I was quite hungover at work on Friday so, realising my cheese and ham sandwich probably didn’t possess the required hangover curing properties, left the office in search of something high in both grease and calories, ideally a juicy slice of pizza. And so it came to pass that I found myself in the bakery, where we now find me greedily peering at the display of jam doughnuts.
“I’m having some of those,” I think to myself wickedly, “two of ‘em.”
“I’ll have two of those please,” I say politely.
“Twos seventy pee,” says the no nonsense lady serving me, “but we’re doing five for a pound today.”
“Five?!? Bloody hell!” I cry.
The lady stares back at me nonplussed, but one of the other members of baker gives me a knowing smile: here is someone else accustomed with the irresistibility of a binge when faced with a box full of doughnuts, a kindred spirit.
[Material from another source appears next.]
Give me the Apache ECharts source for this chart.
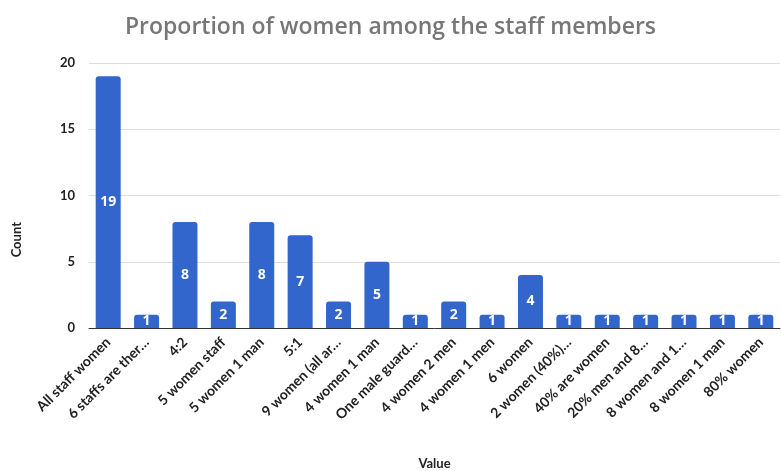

I lose count of the number of times I’ve woken up half clothed in the morning, a sugar induced headache and no memory of the night before, the only clue being a thick residue of icing and jam coating most of my face.
“Yeah, OK, I’ll take five” I relent, proffering a pound coin in my grubby paw.
Soon after, I found myself down a back street, frantically scoffing and thus, just like that, I have fallen back into my bad old ways. It had started innocuously enough back in the day; just a few doughnuts with some of the guys on the way back from school. I mean, everyone was doing it, it was probably more about image than the taste back then. But soon we started seeking out the harder stuff: toffee flavoured custard fillings, almond and caramel coatings, that sort of thing. And the local Master Baker was always on hand, always happy to supply us at the drop of a hat, and always offering us a free first try of his latest recipes. Naturally, we all thought he was a top bloke, but soon enough we were properly hooked and that’s when his attitude towards us started to change. God forbid if you couldn’t meet your payments: next thing you knew he had you pulling tricks on the village green.
Fortunately I got out before the real serious stuff, Krispy Kremes, started to find its way across the Atlantic. Apparently, that stuff’s lethal: one bite and you’re hooked. It hasn’t quite taken the stranglehold grip we were forewarned it would in this country, perhaps due to different styles of consumption, the way our cities are laid out, or different compositions of the so called ‘most at risk groups’, I don’t know. But in the States they’ve got whole stretches of cities which have been left in states of decay, highly addicted psychotic users, maternity units flooded with Krispy Kreme babies and brutal glazing wars. Or so I’m told. Some of my old friends have gone down that way. I never see them any more, they’re too far gone really, but nor would I want to, I’m sure I’d feel the temptation to dabble if I was in their company.
I’d been clean for almost a year until Friday. Like most people who realise they need to stop, it had reached the point where my consumption had reached an all time high and feeding my habit was becoming an all-encompassing part of my day. I was doing as many as eight a day, and that starts to take a toll both financially and health wise. I was writing my dissertation at the time, and from my bedroom window I could all but see the Percy Ingle bakery on Roman Road. It got to the point where they’d got to know me and my order there, and in the end that’s what probably saved me.
“Hey! It’s the Doughnut Guy!” the Caribbean staff would cry out in their sing song patter as they saw me.
I would visibly cringe at this moniker: a little professional discretion, please! It was so humiliating to have obtained a nickname about my habit which, up until then, I’d been able to deny to myself. It’s those cheeky staff who saved me though: like a former junkie picking up his methadone from the chemist, I would scuttle out clutching my package whilst all the other customers openly stared and muttered about me. I couldn’t take that degradation any longer, and finally managed to stop, cold turkey.
I'm hoping Friday's relapse is a one off.